Pour une organisation comme Amnesty International, qui fait campagne pour l’abolition de la peine de mort depuis des dizaines d’années, les revers de 2015 sont tout aussi préoccupants que consternants. Outre le nombre de vies prématurément interrompues, le recours à la peine de mort s’accompagne dans de nombreux pays d’une multitude de problèmes graves : procès inéquitables, utilisation de la torture pour arracher des « aveux », condamnations à mort de mineurs délinquants, et manque de transparence, pour n’en citer que quelques-uns.

Heureusement, 2015 n’a pas été seulement l’année des mauvaises nouvelles. Elle a été en réalité, d’une certaine façon, l’année des extrêmes, avec de fortes évolutions des deux côtés de la balance. Les 25 pays du globe qui ont procédé à des exécutions représentent une minorité isolée. De fait, l’Arabie saoudite, l’Iran et le Pakistan ont été à eux seuls à l’origine de près de 90 % des exécutions recensées dans le monde (hors Chine).
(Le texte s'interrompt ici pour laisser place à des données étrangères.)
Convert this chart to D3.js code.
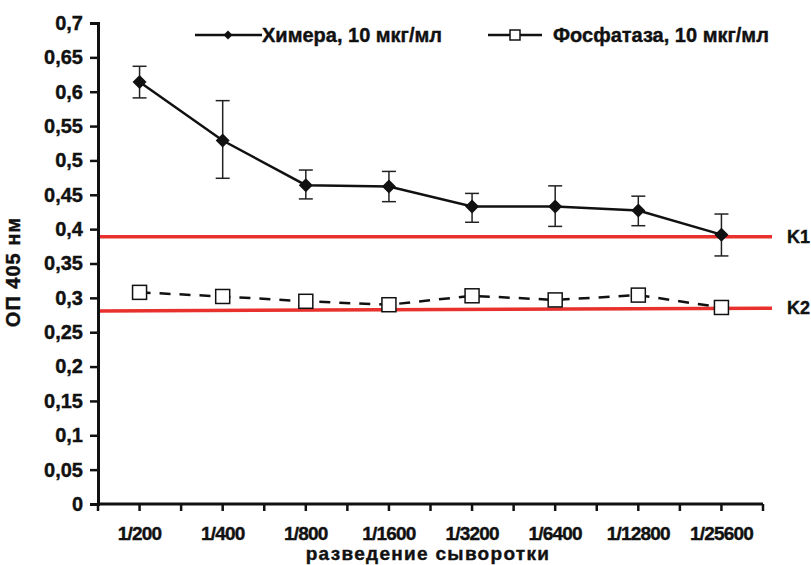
<!DOCTYPE html>
<html>
<head>
<meta charset="utf-8">
<script src="https://cdn.jsdelivr.net/npm/d3@7"></script>
<style>
  body { margin: 0; background: #fff; }
  text { font-family: "Liberation Sans", Arial, sans-serif; font-weight: bold; fill: #111; stroke: #111; stroke-width: 0.4px; }
</style>
</head>
<body>
<div id="chart"></div>
<script>
// dilutions on the x axis
let dilutions = ["1/200", "1/400", "1/800", "1/1600", "1/3200", "1/6400", "1/12800", "1/25600"];

// chimera, 10 ug/ml: mean and error bar ends
let chimera = [0.614, 0.529, 0.464, 0.462, 0.433, 0.433, 0.427, 0.392];
let chimeraHi = [0.637, 0.587, 0.486, 0.484, 0.452, 0.463, 0.448, 0.422];
let chimeraLo = [0.591, 0.474, 0.444, 0.440, 0.410, 0.404, 0.405, 0.361];

// phosphatase, 10 ug/ml
let phosphatase = [0.308, 0.302, 0.295, 0.290, 0.303, 0.297, 0.304, 0.286];

// cut-off lines (start value, end value)
let cutoffs = [
  {name: "K1", v0: 0.389, v1: 0.389},
  {name: "K2", v0: 0.281, v1: 0.285}
];

let yTicks = [0, 0.05, 0.1, 0.15, 0.2, 0.25, 0.3, 0.35, 0.4, 0.45, 0.5, 0.55, 0.6, 0.65, 0.7];

let seriesNames = ["Химера, 10 мкг/мл", "Фосфатаза, 10 мкг/мл"];

let margin = {top: 23, right: 48, bottom: 61, left: 98},
    width = 811 - margin.left - margin.right,
    height = 565 - margin.top - margin.bottom;

let svg = d3.select("#chart")
  .append("svg")
    .attr("width", 811)
    .attr("height", 565)
  .append("g")
    .attr("transform", "translate(" + margin.left + "," + margin.top + ")");

let x = d3.scaleBand()
  .domain(dilutions)
  .range([0, width]);

let y = d3.scaleLinear()
  .domain([0, 0.7])
  .range([height, 0]);

let fmt = function(d) { return String(d).replace(".", ","); };

// red cut-off lines, drawn first so the data sits on top
let xEnd = width + 9;
svg.selectAll(".cut")
  .data(cutoffs)
  .enter().append("line")
    .attr("x1", 0)
    .attr("x2", xEnd)
    .attr("y1", function(d) { return y(d.v0); })
    .attr("y2", function(d) { return y(d.v1); })
    .attr("stroke", "#e8302c")
    .attr("stroke-width", 3.5);

svg.selectAll(".cutLabel")
  .data(cutoffs)
  .enter().append("text")
    .attr("x", xEnd + 15)
    .attr("y", function(d) { return y(d.v1); })
    .attr("dy", "0.35em")
    .style("font-size", "18px")
    .text(function(d) { return d.name; });

// Y axis
let yAxis = svg.append("g")
  .call(d3.axisLeft(y).tickValues(yTicks).tickFormat(fmt).tickSize(8).tickPadding(7));
yAxis.selectAll("text").style("font-size", "20px");

// X axis: ticks at band centres and band edges
let halfTicks = [];
dilutions.forEach(function(d) { halfTicks.push(x(d)); halfTicks.push(x(d) + x.bandwidth() / 2); });
halfTicks.push(width);
let xAxis = svg.append("g")
  .attr("transform", "translate(0," + height + ")");
xAxis.append("line")
  .attr("x1", 0).attr("x2", width)
  .attr("stroke", "#111").attr("stroke-width", 3);
xAxis.selectAll(".tick")
  .data(halfTicks)
  .enter().append("line")
    .attr("x1", function(d) { return d; })
    .attr("x2", function(d) { return d; })
    .attr("y1", 0).attr("y2", 7)
    .attr("stroke", "#111").attr("stroke-width", 2.5);
xAxis.selectAll(".lab")
  .data(dilutions)
  .enter().append("text")
    .attr("x", function(d) { return x(d) + x.bandwidth() / 2; })
    .attr("y", 36)
    .attr("text-anchor", "middle")
    .style("font-size", "19px")
    .style("letter-spacing", "-0.8px")
    .text(function(d) { return d; });

yAxis.select(".domain").attr("stroke", "#111").attr("stroke-width", 3);
yAxis.selectAll(".tick line").attr("stroke", "#111").attr("stroke-width", 2.5);

// axis titles
svg.append("text")
  .attr("x", 330)
  .attr("y", height + 56)
  .attr("text-anchor", "middle")
  .style("font-size", "19px")
  .style("letter-spacing", "1.3px")
  .text("разведение сыворотки");

svg.append("text")
  .attr("transform", "translate(-78,249) rotate(-90)")
  .attr("text-anchor", "middle")
  .style("font-size", "20px")
  .style("letter-spacing", "1px")
  .text("ОП 405 нм");

let cx = function(d) { return x(d) + x.bandwidth() / 2; };

// phosphatase dashed line and open squares
let line2 = d3.line()
  .x(function(d, i) { return cx(dilutions[i]); })
  .y(function(d) { return y(d); });
svg.append("path")
  .datum(phosphatase)
  .attr("d", line2)
  .attr("fill", "none")
  .attr("stroke", "#111")
  .attr("stroke-width", 2.5)
  .attr("stroke-dasharray", "11,9");
svg.selectAll(".sq")
  .data(phosphatase)
  .enter().append("rect")
    .attr("x", function(d, i) { return cx(dilutions[i]) - 7; })
    .attr("y", function(d) { return y(d) - 7; })
    .attr("width", 14)
    .attr("height", 14)
    .attr("fill", "#fff")
    .attr("stroke", "#111")
    .attr("stroke-width", 1.5);

// chimera error bars
let eb = svg.append("g").attr("stroke", "#222").attr("stroke-width", 1.5);
dilutions.forEach(function(d, i) {
  eb.append("line")
    .attr("x1", cx(d)).attr("x2", cx(d))
    .attr("y1", y(chimeraHi[i])).attr("y2", y(chimeraLo[i]));
  eb.append("line")
    .attr("x1", cx(d) - 7).attr("x2", cx(d) + 7)
    .attr("y1", y(chimeraHi[i])).attr("y2", y(chimeraHi[i]));
  eb.append("line")
    .attr("x1", cx(d) - 7).attr("x2", cx(d) + 7)
    .attr("y1", y(chimeraLo[i])).attr("y2", y(chimeraLo[i]));
});

let line1 = d3.line()
  .x(function(d, i) { return cx(dilutions[i]); })
  .y(function(d) { return y(d); });
svg.append("path")
  .datum(chimera)
  .attr("d", line1)
  .attr("fill", "none")
  .attr("stroke", "#111")
  .attr("stroke-width", 2.5);

let diamond = d3.symbol().type(d3.symbolSquare).size(98);
svg.selectAll(".dia")
  .data(chimera)
  .enter().append("path")
    .attr("d", diamond)
    .attr("transform", function(d, i) { return "translate(" + cx(dilutions[i]) + "," + y(d) + ") rotate(45)"; })
    .attr("fill", "#111");

// legend
let leg = svg.append("g").attr("transform", "translate(0,12)");
leg.append("line")
  .attr("x1", 97).attr("x2", 164).attr("y1", 0).attr("y2", 0)
  .attr("stroke", "#111").attr("stroke-width", 2.5);
leg.append("path")
  .attr("d", d3.symbol().type(d3.symbolSquare).size(40))
  .attr("transform", "translate(130,0) rotate(45)")
  .attr("fill", "#111");
leg.append("text")
  .attr("x", 164).attr("y", 0).attr("dy", "0.35em")
  .style("font-size", "20px")
  .text(seriesNames[0]);

leg.append("line")
  .attr("x1", 390).attr("x2", 444).attr("y1", 0).attr("y2", 0)
  .attr("stroke", "#111").attr("stroke-width", 2.5);
leg.append("rect")
  .attr("x", 412).attr("y", -5).attr("width", 10).attr("height", 10)
  .attr("fill", "#fff").attr("stroke", "#111").attr("stroke-width", 1.5);
leg.append("text")
  .attr("x", 455).attr("y", 0).attr("dy", "0.35em")
  .style("font-size", "20px")
  .text(seriesNames[1]);
</script>
</body>
</html>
L’année 2015 a aussi vu un nombre record de pays supprimer totalement la peine de mort de leur législation. Au total, quatre États – le Congo, Fidji, Madagascar et le Suriname – ont aboli la peine capitale pour toutes les infractions, et la Mongolie a adopté un nouveau Code pénal qui la fera rejoindre les rangs des pays abolitionnistes en 2016.

Pour la première fois, une majorité de pays du monde disposent de cadres juridiques qui ne font aucunement mention de la peine de mort. Au total, 140 pays ont entièrement aboli ce châtiment en droit ou en pratique.

Une analyse de l’évolution sur le long terme montre une tendance mondiale plus nette que jamais à l’abolition de la peine de mort. Certes, 25 pays ont procédé à des exécutions en 2015, mais en 1996, il y a seulement 20 ans, ils étaient 39. Lorsque les Nations unies ont été créées en 1945, seuls huit pays avaient aboli la peine de mort pour tous les crimes. Ils sont aujourd’hui 102, et d’autres s’apprêtent à faire de même.

Les pays qui continuent d’exécuter des condamnés doivent prendre conscience qu’ils se trouvent du mauvais côté de l’histoire, et instaurer immédiatement des moratoires sur la peine capitale en vue de son abolition.

Il est impossible de ramener à la vie les centaines de personnes mises à mort durant l’année 2015 en Iran, au Pakistan, en Arabie saoudite et ailleurs, mais les autorités de ces pays peuvent au moins faire en sorte qu’aucune vie ne soit plus interrompue prématurément au nom de la «  justice  ».